In another major development zone, that of the Arkhangelsk region south of Murmansk near the Norway and Finland border, China’s Poly Group Corporation is planning a $5.5 billion development project, involving a new deep water port and a rail connection to the south. The intention is to ship coal, fertilizer, oil, and other goods from Siberia and the Urals via the Arctic, and then south by rail. Igor Orlov, the governor of Arkhangelsk, estimates that the project will generate 40,000 jobs when it is completed in 2023.
A long-range intention of the Russian development of Arctic facilities is the testing of structures required for human outposts on the Moon and on Mars.

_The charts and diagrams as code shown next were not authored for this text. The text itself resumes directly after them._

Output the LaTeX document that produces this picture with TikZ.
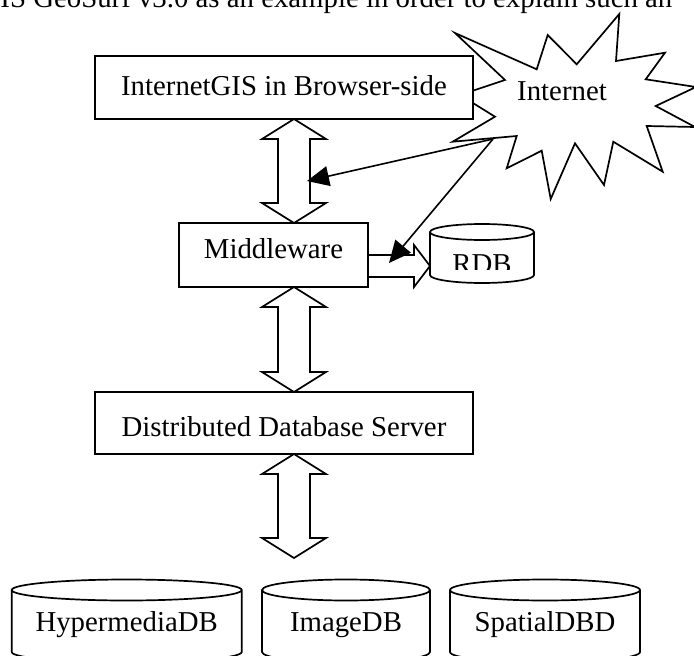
\documentclass[tikz,border=0pt]{standalone}
\usepackage{fontspec}
\setmainfont{Liberation Serif}
\usetikzlibrary{arrows.meta,calc}
\newcommand\cylout[3]{%
  \draw[cylline] (#1.north west) -- (#1.south west)
    arc[start angle=180,end angle=360,x radius=#2pt,y radius=#3pt] -- (#1.north east)
    (#1.north) ellipse[x radius=#2pt,y radius=#3pt];}
\newcommand\dblarrow[2]{%
  \draw[blockarrow] let \p1=#1, \p2=#2 in
    (\x1,\y1) -- (\x1+32pt,\y1-20pt) -- (\x1+16pt,\y1-20pt) -- (\x1+16pt,\y2+20pt)
    -- (\x1+32pt,\y2+20pt) -- (\x2,\y2) -- (\x1-32pt,\y2+20pt) -- (\x1-16pt,\y2+20pt)
    -- (\x1-16pt,\y1-20pt) -- (\x1-32pt,\y1-20pt) -- cycle;}
\begin{document}
\begin{tikzpicture}[x=1pt,y=-1pt,
  every node/.style={font=\fontsize{28.8pt}{34pt}\selectfont, inner sep=0pt, outer sep=0pt},
  box/.style={draw, line width=1.8pt, fill=white},
  cylbody/.style={draw=none},
  cylline/.style={line width=1.7pt},
  blockarrow/.style={line width=1.7pt, line join=miter},
  starline/.style={line width=1.7pt, fill=white},
  inetarrow/.style={line width=1.6pt, -{Triangle[length=22pt,width=20pt]}}]
\useasboundingbox (0,0) rectangle (694,656);
\clip (0,0) rectangle (694,656);

% cut-off paragraph line at the top
\node[anchor=base west] (para) at (0.5,7) {IS GeoSurf v3.0 as an example in order to explain such an};

% Internet starburst
\draw[starline] (455,33) -- (536.7,69.3) -- (547.7,35) -- (576.7,64.3) -- (619.3,14) -- (616,61)
  -- (665,52.7) -- (645.7,79.3) -- (696,87) -- (655.7,106) -- (695,127) -- (646.7,126)
  -- (662.7,171.7) -- (613.3,141.7) -- (604,185) -- (575,143.3) -- (550.7,199) -- (541.7,150.7)
  -- (506.7,168.3) -- (516.7,136) -- (452.7,141.7) -- (495,116.7) -- (460,95) -- (505,80) -- cycle;
\node[anchor=base] (inettext) at (562,100) {Internet};
\coordinate (inet) at (493,139);

% boxes
\node[box, minimum width=378pt, minimum height=63pt, text height=20pt, text depth=5pt]
  (b1) at (284,87.5) {InternetGIS in Browser-side};
\node[box, minimum width=189pt, minimum height=64pt, text height=20pt, text depth=14pt]
  (mw) at (273.5,255) {Middleware};
\node[box, minimum width=378pt, minimum height=62pt, text height=26pt, text depth=0pt]
  (db) at (284,423) {Distributed Database Server};

% RDB cylinder (text cut at its bottom as in the source)
\begin{scope}
  \clip (420,240) rectangle (540,269.5);
  \node[cylbody, minimum width=104pt, minimum height=43pt, text height=39pt, text depth=0pt]
    (rdb) at (482,253.5) {RDB};
\end{scope}
\cylout{rdb}{52}{8}

% bottom cylinders
\node[cylbody, minimum width=230pt, minimum height=62pt, text height=21.4pt, text depth=0pt]
  (hyp) at (126.7,621) {HypermediaDB};
\node[cylbody, minimum width=168pt, minimum height=62pt, text height=21.4pt, text depth=0pt]
  (img) at (346,621) {ImageDB};
\node[cylbody, minimum width=190pt, minimum height=62pt, text height=21.4pt, text depth=0pt]
  (spa) at (545,621) {SpatialDBD};
\cylout{hyp}{115}{10.5}
\cylout{img}{84}{10.5}
\cylout{spa}{95}{10.5}

% double block arrows
\coordinate (ax) at (294,0);
\coordinate (a3end) at (294,558);
\dblarrow{(ax |- b1.south)}{(ax |- mw.north)}
\dblarrow{(ax |- mw.south)}{(ax |- db.north)}
\dblarrow{(ax |- db.south)}{(a3end)}

% block arrow Middleware -> RDB
\coordinate (rarr) at (0,266);
\draw[blockarrow] let \p1=(mw.east |- rarr), \p2=(rdb.west |- rarr) in
  (\x1,\y1+11pt) -- (\x2-16pt,\y1+11pt) -- (\x2-16pt,\y1+21pt) -- (\x2,\y1)
  -- (\x2-16pt,\y1-21pt) -- (\x2-16pt,\y1-11pt) -- (\x1,\y1-11pt);

% Internet connectors
\coordinate (t1) at (307,181);
\coordinate (t2) at (389,263);
\draw[inetarrow] (inet) -- (t1);
\draw[inetarrow] (inet) -- (t2);
\end{tikzpicture}
\end{document}
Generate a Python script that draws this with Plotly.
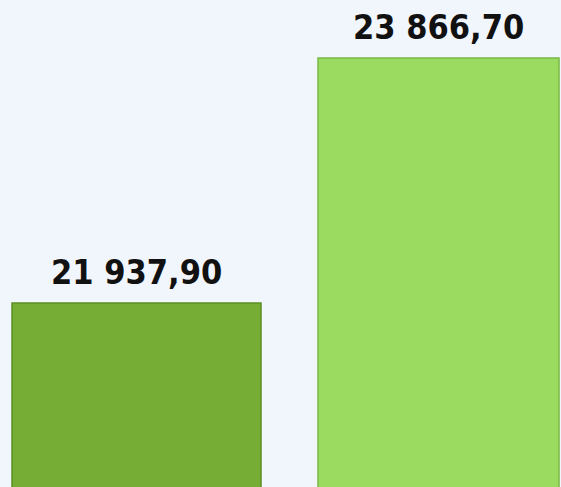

A ministerial meeting of the Arctic Council in Fairbanks, Alaska on May 11 was projected to be contentious by those who are trying to sabotage President Trump’s effort to establish cooperative and friendly relations with Russia. Such projections were proven futile. Among the outcomes of the meeting, chaired by the United States, was the signing of a binding agreement to facilitate cooperation in scientific research in the region, ensuring that scientists and their equipment and data can flow more freely across international borders within the Arctic. An Arctic Shipping Traffic Database has been set up, while a new Arctic Economic Council and a Task Force on Improved Connectivity are becoming operational.
David Balton, the U.S. Deputy Assistant Secretary of State for Oceans and Fisheries, who represented the U.S. at the meeting, countered the neocon dreams of confrontation with Russia, saying that the Arctic remains stable and peaceful. “Through the Arctic Council, we have a venue that has been doing very well in promoting international cooperation among all eight nations, including Russia,” Balton said, adding that “Whatever other differences may exist between the United States, Russia, and other members of the Arctic Council, and Russia related to other parts of the world, don’t manifest themselves in the world of the Arctic Council. That has remained a very cooperative body.”
The Wilson Center’s Arctic Circle Forum is hosting a conference in Washington on June 21-22, titled “The United States and Russia in the Arctic.” Balton will speak, along with many others from the United States, Russia, and other Arctic Council nations. It is precisely this kind of cooperation—pushing forward the frontiers of development and the frontiers of human knowledge—that, like the New Silk Road, is moving the world into a new paradigm of peace through development.